Marvel's X-Men '97 has sparked a fan revolt after turning one of its most iconic redeemed characters into a government collaborator who helps hunt down mutant children — another case of corporate entertainment gutting the stories Americans grew up with.
The X-Men were built on outsiders resisting forced conformity. Now Disney's version has Emma Frost — a character who spent decades in the comics evolving from villain to protector of young mutants — working with government-sponsored mutant hunters to round up her own kind for personal gain. Fans are calling it what it is: a betrayal of the source material and the audience.
The three-episode Season 2 premiere reveals Emma, after surviving the Genosha massacre, has been assisting X-Factor, a government-funded mutant task force, by identifying and turning in mutants so authorities leave her alone. When Jubilee calls her out, Emma cuts her off: "In these times, amnesty is everything."

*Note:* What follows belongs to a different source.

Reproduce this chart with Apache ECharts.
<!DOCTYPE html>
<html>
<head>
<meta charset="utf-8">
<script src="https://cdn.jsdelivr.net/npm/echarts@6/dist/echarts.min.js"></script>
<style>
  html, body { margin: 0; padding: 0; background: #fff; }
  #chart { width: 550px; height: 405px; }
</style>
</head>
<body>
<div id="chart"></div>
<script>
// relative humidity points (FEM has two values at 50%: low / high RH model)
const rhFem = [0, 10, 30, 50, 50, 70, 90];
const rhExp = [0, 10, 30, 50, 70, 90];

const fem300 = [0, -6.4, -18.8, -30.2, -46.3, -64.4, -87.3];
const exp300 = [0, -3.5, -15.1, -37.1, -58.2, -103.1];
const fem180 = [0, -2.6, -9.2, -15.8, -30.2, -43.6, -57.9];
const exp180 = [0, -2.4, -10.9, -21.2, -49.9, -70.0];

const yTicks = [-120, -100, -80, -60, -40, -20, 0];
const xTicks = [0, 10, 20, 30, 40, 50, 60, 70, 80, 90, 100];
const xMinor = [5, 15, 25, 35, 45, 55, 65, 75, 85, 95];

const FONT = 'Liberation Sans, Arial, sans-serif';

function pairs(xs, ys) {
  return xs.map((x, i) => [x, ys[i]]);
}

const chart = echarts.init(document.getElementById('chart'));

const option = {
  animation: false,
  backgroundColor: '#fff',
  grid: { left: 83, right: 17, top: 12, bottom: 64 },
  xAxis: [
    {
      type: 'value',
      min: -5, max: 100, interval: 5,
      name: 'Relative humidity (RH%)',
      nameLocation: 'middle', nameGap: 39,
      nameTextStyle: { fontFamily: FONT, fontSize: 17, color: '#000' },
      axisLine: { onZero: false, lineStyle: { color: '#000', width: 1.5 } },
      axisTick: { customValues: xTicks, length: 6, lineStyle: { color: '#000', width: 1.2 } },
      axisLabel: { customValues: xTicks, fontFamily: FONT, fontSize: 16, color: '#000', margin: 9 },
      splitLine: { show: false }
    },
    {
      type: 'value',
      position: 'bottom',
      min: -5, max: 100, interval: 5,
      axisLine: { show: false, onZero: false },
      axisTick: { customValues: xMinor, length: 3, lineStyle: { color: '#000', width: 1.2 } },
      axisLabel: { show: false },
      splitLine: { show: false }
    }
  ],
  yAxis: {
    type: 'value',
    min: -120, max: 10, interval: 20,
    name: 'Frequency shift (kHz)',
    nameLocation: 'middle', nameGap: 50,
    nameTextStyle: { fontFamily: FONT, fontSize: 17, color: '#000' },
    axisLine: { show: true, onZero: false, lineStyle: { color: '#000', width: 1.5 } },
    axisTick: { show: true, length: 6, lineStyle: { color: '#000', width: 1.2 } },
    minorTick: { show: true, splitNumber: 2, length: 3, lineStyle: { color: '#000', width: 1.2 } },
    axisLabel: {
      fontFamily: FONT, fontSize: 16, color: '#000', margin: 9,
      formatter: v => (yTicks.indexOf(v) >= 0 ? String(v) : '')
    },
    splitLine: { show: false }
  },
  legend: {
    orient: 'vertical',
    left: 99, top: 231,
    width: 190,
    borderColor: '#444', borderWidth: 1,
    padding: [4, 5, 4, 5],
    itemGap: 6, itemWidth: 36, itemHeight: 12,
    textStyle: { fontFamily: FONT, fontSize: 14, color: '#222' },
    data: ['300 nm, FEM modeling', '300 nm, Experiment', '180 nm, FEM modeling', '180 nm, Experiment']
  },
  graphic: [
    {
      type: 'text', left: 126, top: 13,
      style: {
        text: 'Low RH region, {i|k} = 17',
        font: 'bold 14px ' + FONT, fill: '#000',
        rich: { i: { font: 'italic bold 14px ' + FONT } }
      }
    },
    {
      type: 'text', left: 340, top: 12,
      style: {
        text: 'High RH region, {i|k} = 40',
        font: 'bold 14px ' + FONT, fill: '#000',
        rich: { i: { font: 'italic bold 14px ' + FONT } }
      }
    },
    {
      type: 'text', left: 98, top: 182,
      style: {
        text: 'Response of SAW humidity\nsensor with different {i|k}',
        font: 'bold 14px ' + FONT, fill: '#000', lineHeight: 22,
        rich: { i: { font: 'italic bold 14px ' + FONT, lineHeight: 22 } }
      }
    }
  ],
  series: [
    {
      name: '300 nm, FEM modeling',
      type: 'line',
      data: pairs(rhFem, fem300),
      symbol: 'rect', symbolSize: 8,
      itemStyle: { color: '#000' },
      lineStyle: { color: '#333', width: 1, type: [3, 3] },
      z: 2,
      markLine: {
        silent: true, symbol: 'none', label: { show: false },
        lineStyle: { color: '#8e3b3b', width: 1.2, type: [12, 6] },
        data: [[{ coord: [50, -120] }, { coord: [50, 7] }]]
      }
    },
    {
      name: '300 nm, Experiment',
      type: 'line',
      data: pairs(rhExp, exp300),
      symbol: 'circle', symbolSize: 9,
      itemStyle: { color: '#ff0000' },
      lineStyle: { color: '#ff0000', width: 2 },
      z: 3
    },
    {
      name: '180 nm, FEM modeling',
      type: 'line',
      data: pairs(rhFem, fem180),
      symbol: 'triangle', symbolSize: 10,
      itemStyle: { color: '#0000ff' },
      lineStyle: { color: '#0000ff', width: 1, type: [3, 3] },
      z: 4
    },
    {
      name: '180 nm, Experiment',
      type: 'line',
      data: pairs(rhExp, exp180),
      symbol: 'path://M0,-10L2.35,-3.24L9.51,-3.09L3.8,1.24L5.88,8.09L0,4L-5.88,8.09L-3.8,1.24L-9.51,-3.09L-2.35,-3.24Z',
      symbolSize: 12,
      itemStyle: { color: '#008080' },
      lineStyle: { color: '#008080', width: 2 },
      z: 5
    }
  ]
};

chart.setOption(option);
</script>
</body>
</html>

That line didn't land. "Even as a villain, Emma Frost would NEVER give up mutant children to the government," wrote one fan on Twitter. A Reddit thread asked simply: "What on earth are they doing to Emma Frost?"
The anger isn't about a character making a tough choice. It's about Marvel torching decades of established storytelling. Emma Frost debuted as the White Queen of the Hellfire Club in 1980's Dark Phoenix Saga. She was an antagonist — but even then, she protected mutant students as leader of the Hellions. Over the years, writers transformed her into a mentor and antihero. Grant Morrison's New X-Men run cemented her redemption after the Genosha genocide, making her one of the X-Men's most important leaders. Comic Emma leveraged wealth and commerce to help mutants, not throw them under the bus.
Season 1 of X-Men '97 teased that arc by adapting the Genosha genocide. Fans expected the payoff. Instead, they got a collaborator.
"Why is Emma Frost still a villain after the events of Genosha being wiped out?" one fan wrote. "That was literally the whole catalyst of her joining the X-Men and protecting her students but in this show she's working for the government..."
/FILM reports the criticized characterization has been laid at the feet of former showrunner Beau DeMayo. Screen Rant framed the backlash more softly, calling it a reversal of "one of Marvel's biggest redemption stories" without naming who made the call.
The pattern is familiar. Corporate entertainment takes characters that resonated with audiences — characters who fought conformity and institutional power — and repurposes them. The X-Men once stood against a world that hunted them. Now their own show has a key member working with the hunters.
The question isn't whether Marvel can change its characters. It's whether audiences will keep accepting revisions that turn resistance into collaboration — and who benefits when they do.